Check out the new-look cars, budget cap confirmed for 2021 F1 season
New rules package for 2021 unveiled on Thursday in Austin
Formula 1 has revealed its rules and regulations for 2021 and beyond and revealed a model of what they believe the new cars will look like.
The goal is to make the sport more closely fought and more exciting to watch. The rules were developed in the course of two years of discussions between the Formula One Group and the various stakeholders, including the teams and the FIA. The package of technical, sporting and financial rules received unanimous approval from the FIA World Motor Sport Council earlier on Thursday morning, before the presentation in Austin, Texas.
F1’s managing director for all things technical Ross Brawn said that he believes that this will be “a turning point” for the sport, with interesting new aerodynamics and larger wheels. The data produced during the development work done by Formula 1 indicates that the new cars will improve wheel-to-wheel racing and overtaking. Although much of the focus has been on the new-look cars, the really radical change is the introduction of cost control, with a cost cap of $175 million per team.
“It will change the foundation of Formula 1 via the cost control, the governance, and bring the teams closer together and provide sustainable competition,” Brawn said.
When the 2019 cars race together, they lose more than 40 percent of their downforce when they get close to a car in front of them. With the 2021 cars, this will drop only by between 5 and 10 percent. Formula 1’s chief technical officer Pat Symonds says that this could be improved even more using active aerodynamics.
“The cars have been designed to have active aerodynamics,” he said, “which would reduce the disruption to zero, but the teams did not want to do that because of all the other things that are changing. So we will look at that again for 2022 and beyond.”
Symonds said that the development work on the new cars had included a great deal of design of experiments work, using artificial intelligence techniques to test and optimize the many variations with the goal of finding optimal design for the front and rear wings.
Symonds also said that the so-called halo device might look similar to the current version but said that it was the fourth version of the system and that it is much more integrated into the chassis than it was previously. He noted that they had considered a canopy system to replace the halo but said that external reflections were such a problem that it would mean that the drivers would be invisible to the crowd at lots of times. They are trying to give the crowds more chances to see the drivers, so this was rejected.
There will be a change in the way cars are scrutinized with a new “reference specification” being introduced, which will mean that cars will undergo inspection and the bodywork (without the radiators) will then be frozen for the weekend. The teams will be able to test new parts in FP1 and FP2, but they must then return the cars to the reference spec before the FP3 session.

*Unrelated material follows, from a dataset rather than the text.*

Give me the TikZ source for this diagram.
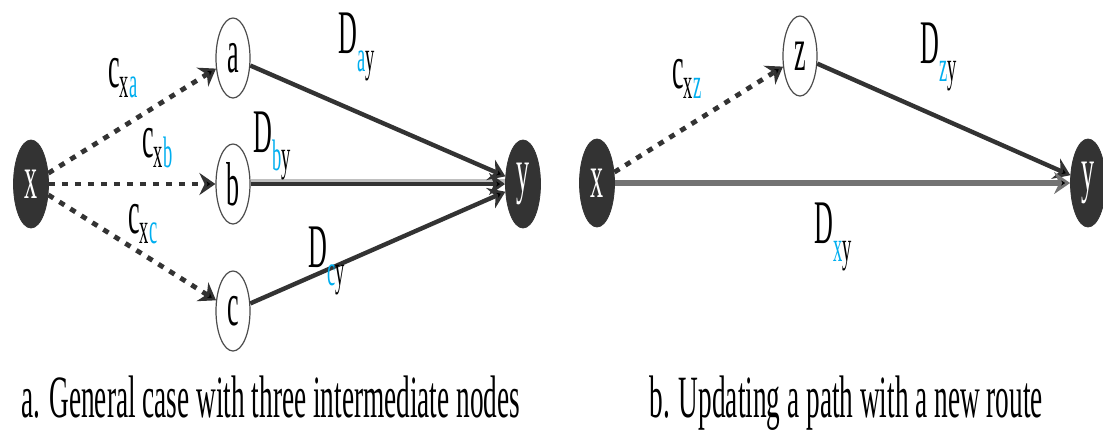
\documentclass[tikz,border=0pt]{standalone}
\usepackage{fontspec}
\setmainfont[FakeStretch=0.42]{Liberation Serif}
\newfontfamily\captionfont[FakeStretch=0.455]{Liberation Serif}
\usetikzlibrary{arrows.meta, shapes.geometric}
\definecolor{mycyan}{HTML}{00AEEF}
\definecolor{mydark}{HTML}{333333}
\newcommand{\labelfont}{\fontsize{31}{33}\selectfont}
\newcommand{\subfont}{\fontsize{22}{23}\selectfont}
\newcommand{\ccost}[2]{c\raisebox{-5pt}{\subfont #1\textcolor{mycyan}{#2}}}
\newcommand{\dcost}[2]{D\raisebox{-9pt}{\subfont\textcolor{mycyan}{#1}#2}}
\tikzset{
	endnode/.style={
			ellipse,
			draw=mydark,
			fill=mydark,
			text=white,
			minimum width=17.5pt,
			minimum height=44pt,
			inner sep=0pt,
			font=\labelfont
		},
	midnode/.style={
			ellipse,
			draw=black!70,
			line width=0.6pt,
			fill=white,
			minimum width=17pt,
			minimum height=40pt,
			inner sep=0pt,
			font=\labelfont
		},
	costedge/.style={
			-{Stealth[length=8pt, width=11pt]},
			draw=mydark,
			line width=2.4pt,
			dash pattern=on 3pt off 3.5pt
		},
	distedge/.style={
			-{Stealth[length=8pt, width=11pt]},
			draw=mydark,
			line width=2.2pt
		},
	glowedge/.style={
			draw=black!25,
			line width=2pt
		},
	directedge/.style={
			-{Stealth[length=8pt, width=11pt]},
			draw=black!55,
			line width=3.2pt
		},
	costlabel/.style={
			anchor=base west,
			inner sep=0pt,
			font=\labelfont
		},
	captiontext/.style={
			anchor=base west,
			inner sep=0pt,
			font=\captionfont\fontsize{30}{32}\selectfont
		}
}

\begin{document}
\begin{tikzpicture}[x=0.5pt, y=-0.5pt]
				\useasboundingbox (0, 0) rectangle (1103, 430);

				% a. three intermediate nodes
				\node[endnode] (x1) at (31, 184) {x};
				\node[midnode] (na) at (233, 58) {a};
				\node[midnode] (nb) at (233, 184) {b};
				\node[midnode] (nc) at (233, 311) {c};
				\node[endnode] (y1) at (523, 184) {y};

				\draw[costedge] (x1) edge (na);
				\draw[costedge] (x1) edge (nb);
				\draw[costedge] (x1) edge (nc);

				\draw[glowedge] ([yshift=1.5pt]nb.east) -- ([yshift=1.5pt]y1.west);
				\draw[distedge] (na) edge (y1);
				\draw[distedge] (nb) edge (y1);
				\draw[distedge] (nc) edge (y1);

				\node[costlabel] (lxa) at (108, 87) {\ccost{x}{a}};
				\node[costlabel] (lxb) at (142, 157) {\ccost{x}{b}};
				\node[costlabel] (lxc) at (128, 233) {\ccost{x}{c}};
				\node[costlabel] (lay) at (338, 53) {\dcost{a}{y}};
				\node[costlabel] (lby) at (253, 152) {\dcost{b}{y}};
				\node[costlabel] (lcy) at (308, 267) {\dcost{c}{y}};

				% b. a new route
				\node[endnode] (x2) at (597, 183) {x};
				\node[midnode] (nz) at (800, 56) {z};
				\node[endnode] (y2) at (1088, 183) {y};

				\draw[costedge] (x2) edge (nz);
				\draw[distedge] (nz) edge (y2);
				\draw[directedge] (x2) edge (y2);

				\node[costlabel] (lxz) at (672, 88) {\ccost{x}{z}};
				\node[costlabel] (lzy) at (920, 63) {\dcost{z}{y}};
				\node[costlabel] (lxy) at (814, 243) {\dcost{x}{y}};

				\node[captiontext] (capa) at (21, 417) {a. General case with three intermediate nodes};
				\node[captiontext] (capb) at (649, 417) {b. Updating a path with a new route};
			\end{tikzpicture}
\end{document}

“If you want to try a new front wing, you can do that, but you can’t race it,” Brawn said. “The idea behind that is to stop the proliferation or the necessity to build lots of parts in case that front wing works. In current F1, you want to take a new front wing to the track and try it. You’re concerned it will work well, and therefore you need to make two or three of them for when you turn up at the track so both drivers can have it and you’ve got a spare. Suddenly you’ve got a huge expense and you’re flying in parts last minute to satisfy that need. There’s some sensible housekeeping being done on the way we operate over a weekend to take a lot of strain off the teams.”

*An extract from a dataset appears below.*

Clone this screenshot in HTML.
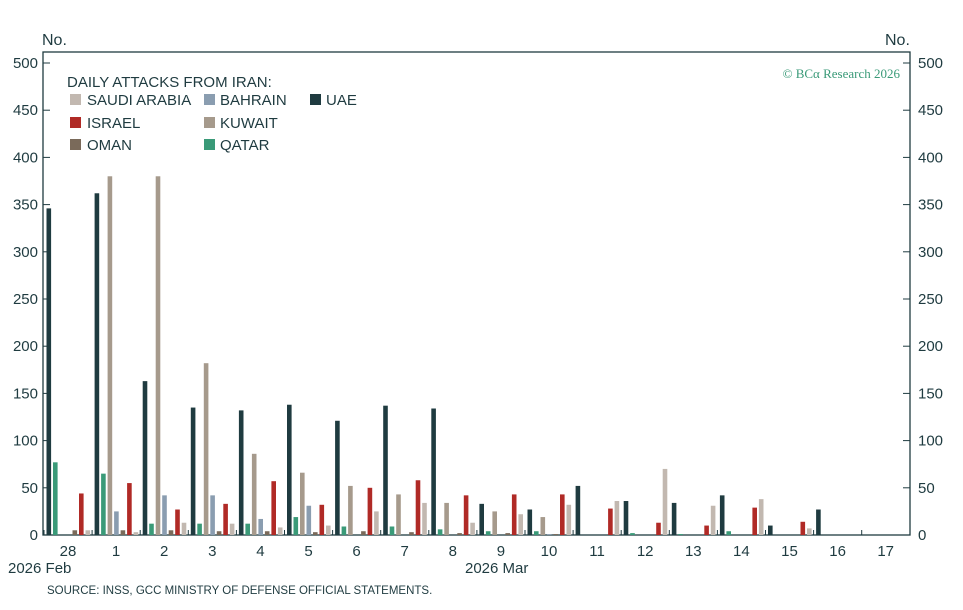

This means that the prerace parc fermé will now begin at the beginning of FP3; any modification after that will constitute a breach of the rules and the car will have to start from the pit lane. The curfews will also be extended to reduce the time that teams can work on the cars during the race weekend. The revamp of the timetable means that there will be little activity on Thursdays, but there will be media opportunities on Friday mornings.
The new cars will be heavier and slower than the existing machinery (at least in theory), but it remains to be seen whether the teams will win back performance when they start developing the next-generation cars.
“The cars are very quick now, but they’re not raceable,” said Brawn.
Reducing the race weekend from four days to three is deemed necessary to allow the calendar to increase to 25 events per season. This is unpopular with the teams because it means they will probably need to start rotating staff, which will push up costs and make it harder to recruit people willing to commit to such schedules.
The financial regulations offer little in the way of surprises with a $175 million budget cap, although certain costs, such drivers’ salaries and marketing, will remain outside the limit. However, the principle will be established, and further reductions are likely in the future.
The reduced race weekend format will not go down well with race promoters because it will make it much more difficult for the local hotels to charge five-night minimums and will reduce the economic impact of each event, making it more difficult to justify paying F1’s high fees. The Formula One Group hopes that events and promotions away from the race track will boost revenues.